Putting aside Hughes’ net worth, estimated at $3.1 billion, Spendthrift is anything but a small breeder. In The Jockey Club’s Report of Mares Bred, 42 stallions covered more than 140 mares in 2020. Sixteen of the 42 stood at one of the three farms. And the 16 bred 1,088 mares over the 140-mare limit. Of that 1,088, Spendthrift stallions accounted for 53% of the overage – 576.

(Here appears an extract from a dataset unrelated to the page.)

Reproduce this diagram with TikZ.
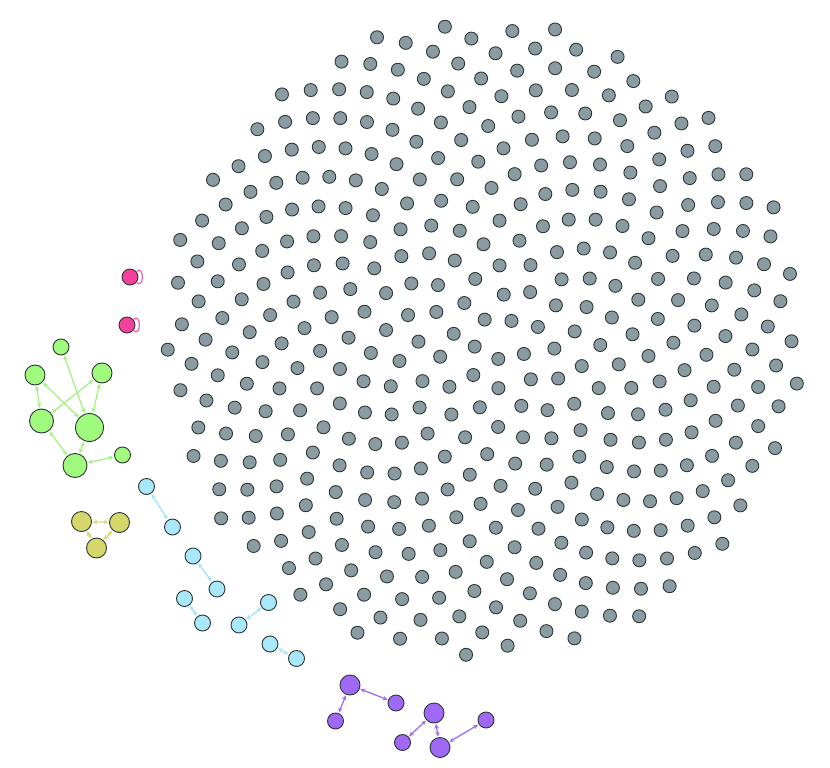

Spendthrift, of course, is home to the hottest stallion in the world, Into Mischief. He covered 248 mares last year, meaning he was responsible for 108 of Spendthrift’s 576 overage. Spendthrift’s stable includes his son, reigning Kentucky Derby and Breeders’ Cup Classic winner, Authentic. The powerful stable also includes Malibu Moon, Vino Rosso, Goldencents, Omaha Beach, Vekoma, and Mitole, among others.

Coolmore-Ashford home to two Triple Crown owners

Coolmore-Ashford, which produced nearly 40% of the 2020 overage (429), is home to the last two Triple Crown Champions, American Pharoah (153 mares in 2020), and Justify (222). Standout sire Uncle Mo is also there, accounting for 257 mares in 2020 –117 over the 140 threshold. Joining the farm this year are newcomers Tiz the Law, Maximum Security, and Echo Town.

The breeders’ civil suit seeks plenty, including unspecified compensatory and punitive damages against The Jockey Club. Because of anti-trust charges, the breeders are asking for treble damages, under the Clayton Antitrust Act. The suit claims Rule 14C violates the Sherman Antitrust Act, and that it violates due process and equal protection rights under both Kentucky law and the US Constitution.

Along with those claims, the suit also asks for The Jockey Club to repeal Rule 14C, or – at the least – for enforcement of Rule 14C to be prohibited.